» **Written instruction**:
Retype each line of the material exactly, please, skipping any picture in it.

» **Provided material**:
————————

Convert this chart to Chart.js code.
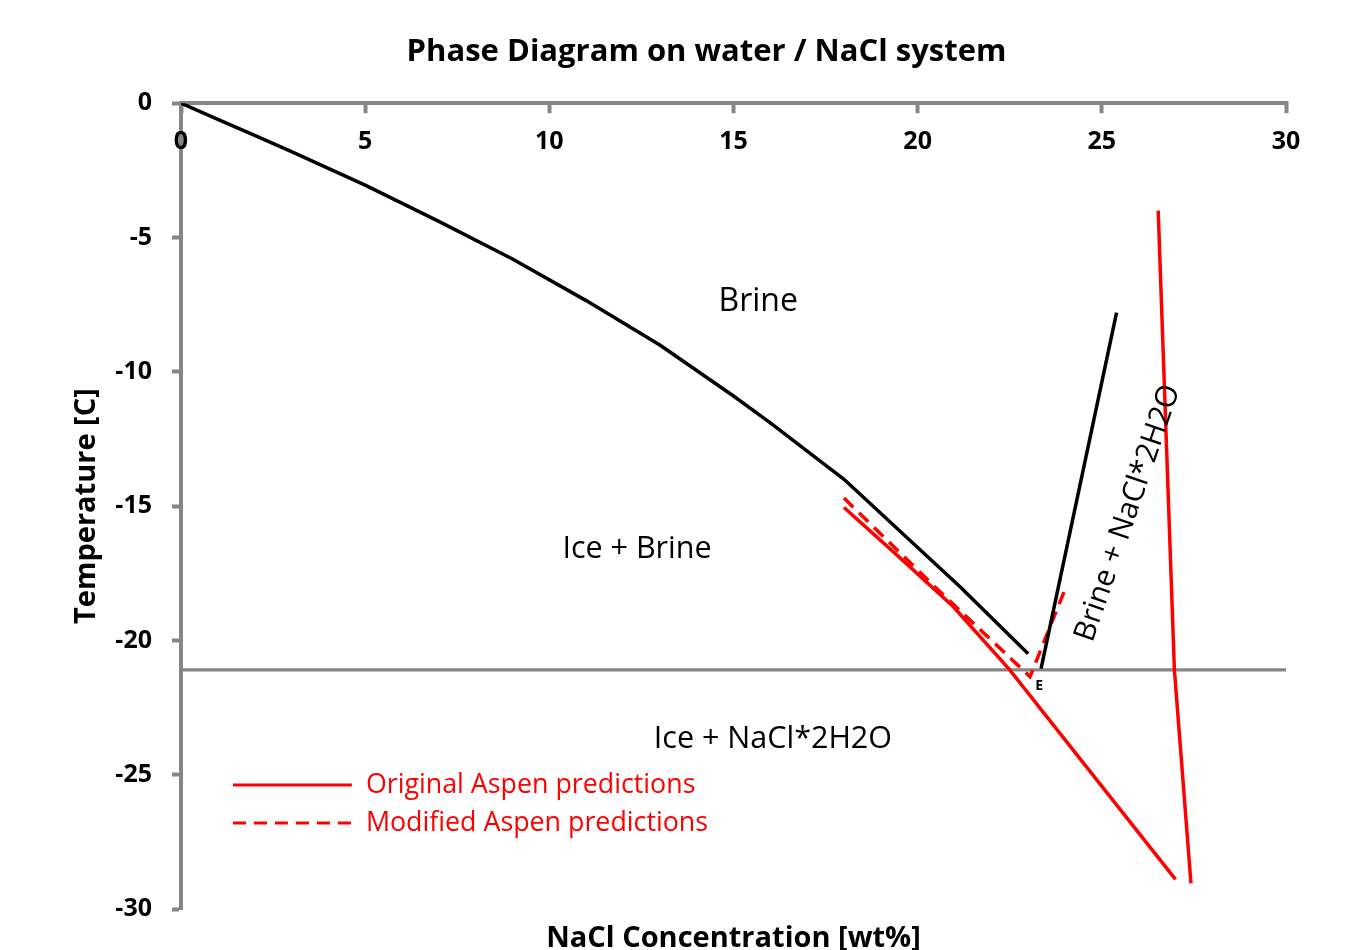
<!DOCTYPE html>
<html>
<head>
<meta charset="utf-8">
<title>Phase Diagram on water / NaCl system</title>
<script src="https://cdn.jsdelivr.net/npm/chart.js@4.4.1/dist/chart.umd.min.js"></script>
<style>
    html, body { margin: 0; padding: 0; background: #ffffff; }
    #chart { display: block; }
</style>
</head>
<body>
<canvas id="chart" width="1367" height="950"></canvas>
<script>
    "use strict";

    // ice / brine liquidus (literature)
    var iceConc = [0, 1, 2, 3, 5, 7, 9, 11, 13, 15, 16, 17, 18, 21.15, 23.0];
    var iceTemp = [0, -0.6, -1.2, -1.8, -3.05, -4.4, -5.8, -7.35, -9.0, -10.9, -11.9, -12.95, -14.0, -18.0, -20.5];
    // hydrohalite / brine line (literature)
    var saltConc = [23.35, 25.4];
    var saltTemp = [-21.05, -7.8];
    // original Aspen predictions
    var aspenIceConc = [18.0, 19.5, 20.97, 22.5, 27.0];
    var aspenIceTemp = [-15.05, -16.9, -18.75, -21.1, -28.9];
    var aspenSaltConc = [26.53, 26.97, 27.42];
    var aspenSaltTemp = [-4.0, -21.1, -29.05];
    // modified Aspen predictions
    var modConc = [18.0, 20.5, 23.05, 24.0];
    var modTemp = [-14.7, -18.05, -21.35, -18.1];
    // eutectic temperature
    var eutecticConc = [0, 30];
    var eutecticTemp = [-21.1, -21.1];

    var xTicks = [0, 5, 10, 15, 20, 25, 30];

    var regionLabels = ["Brine", "Ice + Brine", "Ice + NaCl*2H2O", "Brine + NaCl*2H2O", "E"];
    var legendLabels = ["Original Aspen predictions", "Modified Aspen predictions"];

    var RED = "#ff0000";
    var GREY = "#868686";
    var FONT = "'Open Sans', Lato, sans-serif";

    function toPoints(xs, ys) {
        return xs.map(function (x, i) {
            return {x: x, y: ys[i]};
        });
    }

    function lineSet(label, xs, ys, color, dash, width) {
        return {
            label: label,
            data: toPoints(xs, ys),
            showLine: true,
            borderColor: color,
            backgroundColor: color,
            borderWidth: width,
            borderDash: dash,
            pointRadius: 0,
            tension: 0,
            fill: false,
        };
    }

    // text placed in data coordinates
    var regionText = [
        {x: 15.67, y: -7.4, size: 32, angle: 0},
        {x: 12.38, y: -16.6, size: 30.5, angle: 0},
        {x: 16.07, y: -23.68, size: 30.5, angle: 0},
        {x: 25.71, y: -15.26, size: 30, angle: -71},
        {x: 23.3, y: -21.7, size: 14, angle: 0},
    ];

    var textPlugin = {
        id: "phaseText",
        afterDraw: function (chart) {
            var ctx = chart.ctx;
            var sx = chart.scales.x;
            var sy = chart.scales.y;
            var top = chart.chartArea.top;
            ctx.save();

            // x tick labels sit under the top axis line
            ctx.fillStyle = "#000000";
            ctx.font = "bold 25px " + FONT;
            ctx.textAlign = "center";
            ctx.textBaseline = "middle";
            xTicks.forEach(function (v) {
                ctx.fillText(String(v), sx.getPixelForValue(v), top + 39);
            });

            // phase region labels
            regionText.forEach(function (t, i) {
                ctx.save();
                ctx.translate(sx.getPixelForValue(t.x), sy.getPixelForValue(t.y));
                ctx.rotate(t.angle * Math.PI / 180);
                ctx.font = (i === 4 ? "bold " : "") + t.size + "px " + FONT;
                ctx.fillStyle = "#000000";
                ctx.textAlign = "center";
                ctx.textBaseline = "middle";
                ctx.fillText(regionLabels[i], 0, 0);
                ctx.restore();
            });

            // legend inside the plot, lower left
            var legendSets = [chart.data.datasets[2], chart.data.datasets[4]];
            var x0 = sx.getPixelForValue(1.41);
            var x1 = sx.getPixelForValue(4.64);
            var xt = sx.getPixelForValue(5.02);
            var rows = [-25.38, -26.8];
            legendSets.forEach(function (ds, i) {
                var yy = sy.getPixelForValue(rows[i]);
                ctx.strokeStyle = ds.borderColor;
                ctx.lineWidth = 3;
                ctx.setLineDash(ds.borderDash || []);
                ctx.beginPath();
                ctx.moveTo(x0, yy);
                ctx.lineTo(x1, yy);
                ctx.stroke();
                ctx.setLineDash([]);
                ctx.fillStyle = ds.borderColor;
                ctx.font = "26.8px " + FONT;
                ctx.textAlign = "left";
                ctx.textBaseline = "middle";
                ctx.fillText(legendLabels[i], xt, yy);
            });
            ctx.restore();
        },
    };

    new Chart(document.getElementById("chart"), {
        type: "scatter",
        data: {
            datasets: [
                lineSet("Ice + Brine boundary", iceConc, iceTemp, "#000000", [], 3.5),
                lineSet("NaCl*2H2O + Brine boundary", saltConc, saltTemp, "#000000", [], 3.5),
                lineSet(legendLabels[0], aspenIceConc, aspenIceTemp, RED, [], 3.5),
                lineSet(legendLabels[0] + " (salt)", aspenSaltConc, aspenSaltTemp, RED, [], 3.5),
                lineSet(legendLabels[1], modConc, modTemp, RED, [13, 8], 3.5),
                lineSet("Eutectic", eutecticConc, eutecticTemp, GREY, [], 3.2),
            ],
        },
        options: {
            responsive: false,
            animation: false,
            devicePixelRatio: 1,
            layout: {
                padding: {left: 46, right: 0, top: 0, bottom: 0},
            },
            plugins: {
                legend: {display: false},
                tooltip: {enabled: false},
                title: {
                    display: true,
                    text: "Phase Diagram on water / NaCl system",
                    color: "#000000",
                    font: {family: FONT, size: 31, weight: "bold"},
                    padding: {top: 34, bottom: 32},
                },
            },
            scales: {
                x: {
                    type: "linear",
                    position: "top",
                    min: 0,
                    max: 30,
                    ticks: {display: false, stepSize: 5},
                    grid: {
                        drawOnChartArea: false,
                        drawTicks: true,
                        tickLength: -10,
                        tickColor: GREY,
                        tickWidth: 4,
                    },
                    border: {display: true, color: GREY, width: 4},
                    afterFit: function (scale) {
                        scale.height = 0;
                    },
                },
                x2: {
                    type: "linear",
                    position: "bottom",
                    min: 0,
                    max: 30,
                    ticks: {display: false},
                    grid: {display: false, drawTicks: false},
                    border: {display: false},
                    title: {
                        display: true,
                        text: "NaCl Concentration [wt%]",
                        color: "#000000",
                        font: {family: FONT, size: 29, weight: "bold"},
                        padding: {top: 10, bottom: -6},
                    },
                    afterFit: function (scale) {
                        scale.height = 41;
                    },
                },
                y: {
                    type: "linear",
                    position: "left",
                    min: -30,
                    max: 0,
                    ticks: {
                        stepSize: 5,
                        padding: 20,
                        color: "#000000",
                        font: {family: FONT, size: 25, weight: "bold"},
                    },
                    grid: {
                        drawOnChartArea: false,
                        drawTicks: true,
                        tickLength: 9,
                        tickColor: GREY,
                        tickWidth: 4,
                    },
                    border: {display: true, color: GREY, width: 4},
                    title: {
                        display: true,
                        text: "Temperature [C]",
                        color: "#000000",
                        font: {family: FONT, size: 29, weight: "bold"},
                        padding: {top: 23, bottom: 0},
                    },
                    afterFit: function (scale) {
                        scale.width = 135;
                    },
                },
                y2: {
                    type: "linear",
                    position: "right",
                    ticks: {display: false},
                    grid: {display: false, drawTicks: false},
                    border: {display: false},
                    afterFit: function (scale) {
                        scale.width = 81;
                    },
                },
            },
        },
        plugins: [textPlugin],
    });
</script>
</body>
</html>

————————

» **Answer for this exercise**:
Convert this chart to Chart.js code.
<!DOCTYPE html>
<html>
<head>
<meta charset="utf-8">
<title>Phase Diagram on water / NaCl system</title>
<script src="https://cdn.jsdelivr.net/npm/chart.js@4.4.1/dist/chart.umd.min.js"></script>
<style>
    html, body { margin: 0; padding: 0; background: #ffffff; }
    #chart { display: block; }
</style>
</head>
<body>
<canvas id="chart" width="1367" height="950"></canvas>
<script>
    "use strict";

    // ice / brine liquidus (literature)
    var iceConc = [0, 1, 2, 3, 5, 7, 9, 11, 13, 15, 16, 17, 18, 21.15, 23.0];
    var iceTemp = [0, -0.6, -1.2, -1.8, -3.05, -4.4, -5.8, -7.35, -9.0, -10.9, -11.9, -12.95, -14.0, -18.0, -20.5];
    // hydrohalite / brine line (literature)
    var saltConc = [23.35, 25.4];
    var saltTemp = [-21.05, -7.8];
    // original Aspen predictions
    var aspenIceConc = [18.0, 19.5, 20.97, 22.5, 27.0];
    var aspenIceTemp = [-15.05, -16.9, -18.75, -21.1, -28.9];
    var aspenSaltConc = [26.53, 26.97, 27.42];
    var aspenSaltTemp = [-4.0, -21.1, -29.05];
    // modified Aspen predictions
    var modConc = [18.0, 20.5, 23.05, 24.0];
    var modTemp = [-14.7, -18.05, -21.35, -18.1];
    // eutectic temperature
    var eutecticConc = [0, 30];
    var eutecticTemp = [-21.1, -21.1];

    var xTicks = [0, 5, 10, 15, 20, 25, 30];

    var regionLabels = ["Brine", "Ice + Brine", "Ice + NaCl*2H2O", "Brine + NaCl*2H2O", "E"];
    var legendLabels = ["Original Aspen predictions", "Modified Aspen predictions"];

    var RED = "#ff0000";
    var GREY = "#868686";
    var FONT = "'Open Sans', Lato, sans-serif";

    function toPoints(xs, ys) {
        return xs.map(function (x, i) {
            return {x: x, y: ys[i]};
        });
    }

    function lineSet(label, xs, ys, color, dash, width) {
        return {
            label: label,
            data: toPoints(xs, ys),
            showLine: true,
            borderColor: color,
            backgroundColor: color,
            borderWidth: width,
            borderDash: dash,
            pointRadius: 0,
            tension: 0,
            fill: false,
        };
    }

    // text placed in data coordinates
    var regionText = [
        {x: 15.67, y: -7.4, size: 32, angle: 0},
        {x: 12.38, y: -16.6, size: 30.5, angle: 0},
        {x: 16.07, y: -23.68, size: 30.5, angle: 0},
        {x: 25.71, y: -15.26, size: 30, angle: -71},
        {x: 23.3, y: -21.7, size: 14, angle: 0},
    ];

    var textPlugin = {
        id: "phaseText",
        afterDraw: function (chart) {
            var ctx = chart.ctx;
            var sx = chart.scales.x;
            var sy = chart.scales.y;
            var top = chart.chartArea.top;
            ctx.save();

            // x tick labels sit under the top axis line
            ctx.fillStyle = "#000000";
            ctx.font = "bold 25px " + FONT;
            ctx.textAlign = "center";
            ctx.textBaseline = "middle";
            xTicks.forEach(function (v) {
                ctx.fillText(String(v), sx.getPixelForValue(v), top + 39);
            });

            // phase region labels
            regionText.forEach(function (t, i) {
                ctx.save();
                ctx.translate(sx.getPixelForValue(t.x), sy.getPixelForValue(t.y));
                ctx.rotate(t.angle * Math.PI / 180);
                ctx.font = (i === 4 ? "bold " : "") + t.size + "px " + FONT;
                ctx.fillStyle = "#000000";
                ctx.textAlign = "center";
                ctx.textBaseline = "middle";
                ctx.fillText(regionLabels[i], 0, 0);
                ctx.restore();
            });

            // legend inside the plot, lower left
            var legendSets = [chart.data.datasets[2], chart.data.datasets[4]];
            var x0 = sx.getPixelForValue(1.41);
            var x1 = sx.getPixelForValue(4.64);
            var xt = sx.getPixelForValue(5.02);
            var rows = [-25.38, -26.8];
            legendSets.forEach(function (ds, i) {
                var yy = sy.getPixelForValue(rows[i]);
                ctx.strokeStyle = ds.borderColor;
                ctx.lineWidth = 3;
                ctx.setLineDash(ds.borderDash || []);
                ctx.beginPath();
                ctx.moveTo(x0, yy);
                ctx.lineTo(x1, yy);
                ctx.stroke();
                ctx.setLineDash([]);
                ctx.fillStyle = ds.borderColor;
                ctx.font = "26.8px " + FONT;
                ctx.textAlign = "left";
                ctx.textBaseline = "middle";
                ctx.fillText(legendLabels[i], xt, yy);
            });
            ctx.restore();
        },
    };

    new Chart(document.getElementById("chart"), {
        type: "scatter",
        data: {
            datasets: [
                lineSet("Ice + Brine boundary", iceConc, iceTemp, "#000000", [], 3.5),
                lineSet("NaCl*2H2O + Brine boundary", saltConc, saltTemp, "#000000", [], 3.5),
                lineSet(legendLabels[0], aspenIceConc, aspenIceTemp, RED, [], 3.5),
                lineSet(legendLabels[0] + " (salt)", aspenSaltConc, aspenSaltTemp, RED, [], 3.5),
                lineSet(legendLabels[1], modConc, modTemp, RED, [13, 8], 3.5),
                lineSet("Eutectic", eutecticConc, eutecticTemp, GREY, [], 3.2),
            ],
        },
        options: {
            responsive: false,
            animation: false,
            devicePixelRatio: 1,
            layout: {
                padding: {left: 46, right: 0, top: 0, bottom: 0},
            },
            plugins: {
                legend: {display: false},
                tooltip: {enabled: false},
                title: {
                    display: true,
                    text: "Phase Diagram on water / NaCl system",
                    color: "#000000",
                    font: {family: FONT, size: 31, weight: "bold"},
                    padding: {top: 34, bottom: 32},
                },
            },
            scales: {
                x: {
                    type: "linear",
                    position: "top",
                    min: 0,
                    max: 30,
                    ticks: {display: false, stepSize: 5},
                    grid: {
                        drawOnChartArea: false,
                        drawTicks: true,
                        tickLength: -10,
                        tickColor: GREY,
                        tickWidth: 4,
                    },
                    border: {display: true, color: GREY, width: 4},
                    afterFit: function (scale) {
                        scale.height = 0;
                    },
                },
                x2: {
                    type: "linear",
                    position: "bottom",
                    min: 0,
                    max: 30,
                    ticks: {display: false},
                    grid: {display: false, drawTicks: false},
                    border: {display: false},
                    title: {
                        display: true,
                        text: "NaCl Concentration [wt%]",
                        color: "#000000",
                        font: {family: FONT, size: 29, weight: "bold"},
                        padding: {top: 10, bottom: -6},
                    },
                    afterFit: function (scale) {
                        scale.height = 41;
                    },
                },
                y: {
                    type: "linear",
                    position: "left",
                    min: -30,
                    max: 0,
                    ticks: {
                        stepSize: 5,
                        padding: 20,
                        color: "#000000",
                        font: {family: FONT, size: 25, weight: "bold"},
                    },
                    grid: {
                        drawOnChartArea: false,
                        drawTicks: true,
                        tickLength: 9,
                        tickColor: GREY,
                        tickWidth: 4,
                    },
                    border: {display: true, color: GREY, width: 4},
                    title: {
                        display: true,
                        text: "Temperature [C]",
                        color: "#000000",
                        font: {family: FONT, size: 29, weight: "bold"},
                        padding: {top: 23, bottom: 0},
                    },
                    afterFit: function (scale) {
                        scale.width = 135;
                    },
                },
                y2: {
                    type: "linear",
                    position: "right",
                    ticks: {display: false},
                    grid: {display: false, drawTicks: false},
                    border: {display: false},
                    afterFit: function (scale) {
                        scale.width = 81;
                    },
                },
            },
        },
        plugins: [textPlugin],
    });
</script>
</body>
</html>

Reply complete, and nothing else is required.